Intention isn't magic. It's mechanics.
When you set a clear intention, you're not casting a spell into the universe and hoping something mystical happens. You're doing something much more practical. You're giving your attention a direction. You're telling your mind what to filter for. Every moment, we're surrounded by more information than we can possibly take in, so our brains ruthlessly filter. An intention tells the filter what matters. Suddenly you notice opportunities, connections, and pathways that were always there but invisible to you before.

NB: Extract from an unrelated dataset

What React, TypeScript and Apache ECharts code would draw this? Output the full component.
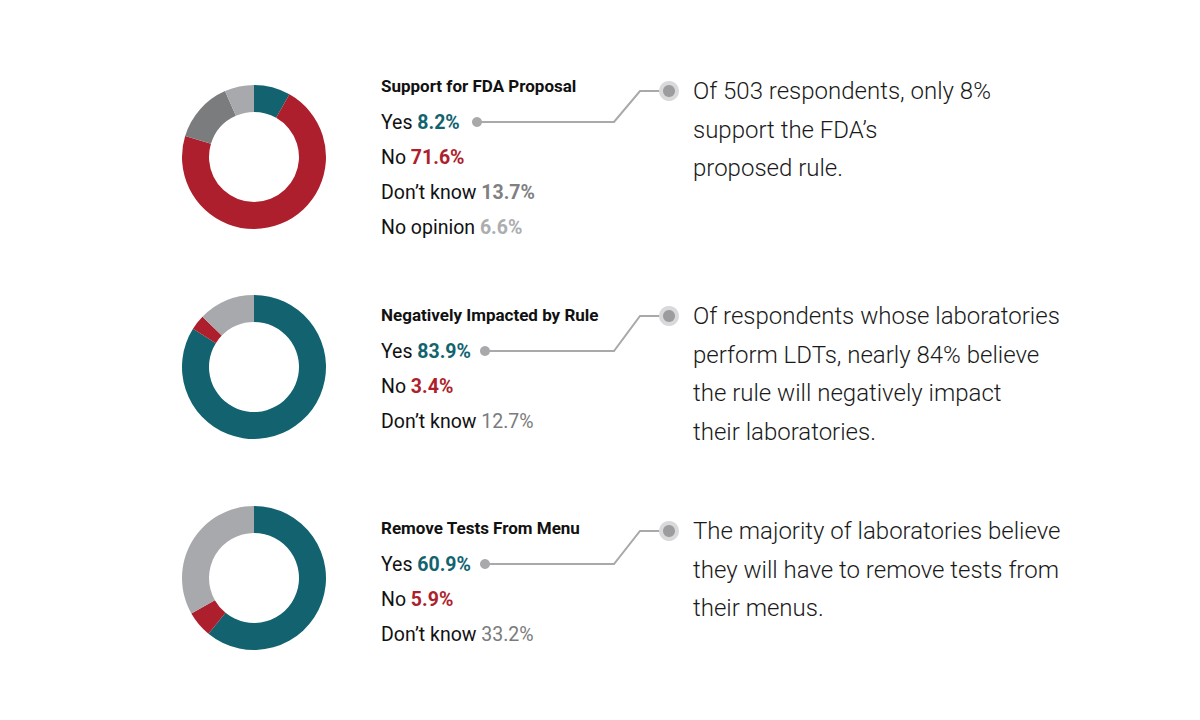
import React, { useEffect, useRef } from "react";
import * as echarts from "echarts";

const titles = ["Support for FDA Proposal", "Negatively Impacted by Rule", "Remove Tests From Menu"];
const labels1 = ["Yes", "No", "Don’t know", "No opinion"];
const values1 = [8.2, 71.6, 13.7, 6.6];
const labels2 = ["Yes", "No", "Don’t know"];
const values2 = [83.9, 3.4, 12.7];
const labels3 = ["Yes", "No", "Don’t know"];
const values3 = [60.9, 5.9, 33.2];
const notes = [
  ["Of 503 respondents, only 8%", "support the FDA’s", "proposed rule."],
  ["Of respondents whose laboratories", "perform LDTs, nearly 84% believe", "the rule will negatively impact", "their laboratories."],
  ["The majority of laboratories believe", "they will have to remove tests from", "their menus."],
];

const TEAL = "#12636f";
const RED = "#ad1f2c";
const DGRAY = "#7b7c7e";
const LGRAY = "#a8a9ac";

const colors1 = [TEAL, RED, DGRAY, LGRAY];
const colors23 = [TEAL, RED, LGRAY];
const textColors1 = [TEAL, RED, "#7f8082", "#acadb0"];
const textColors23 = [TEAL, RED, "#7a7b7d"];
const valueWeights1 = [700, 700, 700, 700];
const valueWeights23 = [700, 700, 400];

const blocks = [
  { labels: labels1, values: values1, colors: colors1, tcolors: textColors1, weights: valueWeights1, cy: 157, titleY: 86, dotX: 477, noteY: 91 },
  { labels: labels2, values: values2, colors: colors23, tcolors: textColors23, weights: valueWeights23, cy: 367, titleY: 315, dotX: 485, noteY: 316 },
  { labels: labels3, values: values3, colors: colors23, tcolors: textColors23, weights: valueWeights23, cy: 578, titleY: 528, dotX: 485, noteY: 531 },
];

export default function App() {
  const ref = useRef<HTMLDivElement>(null);
  useEffect(() => {
    if (!ref.current) return;
    const chart = echarts.init(ref.current, null, { renderer: "svg" });
    const series: any[] = [];
    const graphic: any[] = [];
    blocks.forEach((b, bi) => {
      series.push({
        type: "pie",
        center: [254, b.cy],
        radius: [45, 72],
        startAngle: 90,
        clockwise: true,
        label: { show: false },
        labelLine: { show: false },
        silent: true,
        data: b.values.map((v, i) => ({ name: b.labels[i], value: v, itemStyle: { color: b.colors[i] } })),
      });
      graphic.push({
        type: "text",
        x: 381,
        y: b.titleY,
        style: { text: titles[bi], font: "bold 17px Roboto", fill: "#111", verticalAlign: "middle" },
      });
      const rowY0 = b.titleY + 36;
      b.labels.forEach((l, i) => {
        graphic.push({
          type: "text",
          x: 381,
          y: rowY0 + i * 35,
          style: {
            text: `{l|${l} }{v|${b.values[i].toFixed(1)}%}`,
            verticalAlign: "middle",
            rich: {
              l: { fontFamily: "Roboto", fontSize: 19.5, fill: "#111" },
              v: { fontFamily: "Roboto", fontSize: 19.5, fontWeight: b.weights[i], fill: b.tcolors[i] },
            },
          },
        });
      });
      const yRow = rowY0;
      graphic.push({
        type: "polyline",
        shape: { points: [[b.dotX, yRow], [614, yRow], [640, b.noteY], [668, b.noteY]] },
        style: { stroke: "#a9a9ab", lineWidth: 2, fill: null },
      });
      graphic.push({ type: "circle", shape: { cx: b.dotX, cy: yRow, r: 5 }, style: { fill: "#a9a9ab" } });
      graphic.push({ type: "circle", shape: { cx: 669, cy: b.noteY, r: 10 }, style: { fill: "#d9d9db" } });
      graphic.push({ type: "circle", shape: { cx: 669, cy: b.noteY, r: 6 }, style: { fill: "#9c9c9f" } });
      notes[bi].forEach((line, li) => {
        graphic.push({
          type: "text",
          x: 693,
          y: b.noteY + li * 38.7,
          style: { text: line, font: "300 24px Roboto", fill: "#1a1a1a", verticalAlign: "middle" },
        });
      });
    });
    chart.setOption({
      animation: false,
      backgroundColor: "#ffffff",
      series,
      graphic,
    });
    return () => chart.dispose();
  }, []);
  return <div ref={ref} style={{ position: "absolute", left: 0, top: 0, width: 1200, height: 720 }} />;
}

I used to dismiss this as wishful thinking. Then I started paying closer attention to what actually happens when I get clear about something I want. My behavior changes. Small decisions start aligning without much conscious effort. I find myself in conversations I wouldn't have had, taking actions I wouldn't have taken. Not because the universe rearranged itself, but because I did. Clarity reorganizes behavior.
The key word is clarity. Vague intentions produce vague results because they give your attention nothing specific to filter for. "I want to be happier" doesn't tell your brain what to look for. "I want to have a meaningful conversation with someone I care about this week" does. The more specific the intention, the more useful it becomes as a filter, and the more your actions naturally organize around it.
This is why writing intentions down works. This is why saying them out loud works. These aren't rituals. They're clarification exercises. Each time you articulate what you want, you sharpen the instruction you're giving your own attention. And attention, once directed, tends to move toward what it's pointed at.
So set intentions. Make them clear. Write them down if that helps. Say them out loud if that sharpens them. Then watch how your own behavior begins to shift in response. That's not magic. That's just how minds work when they know what they're looking for.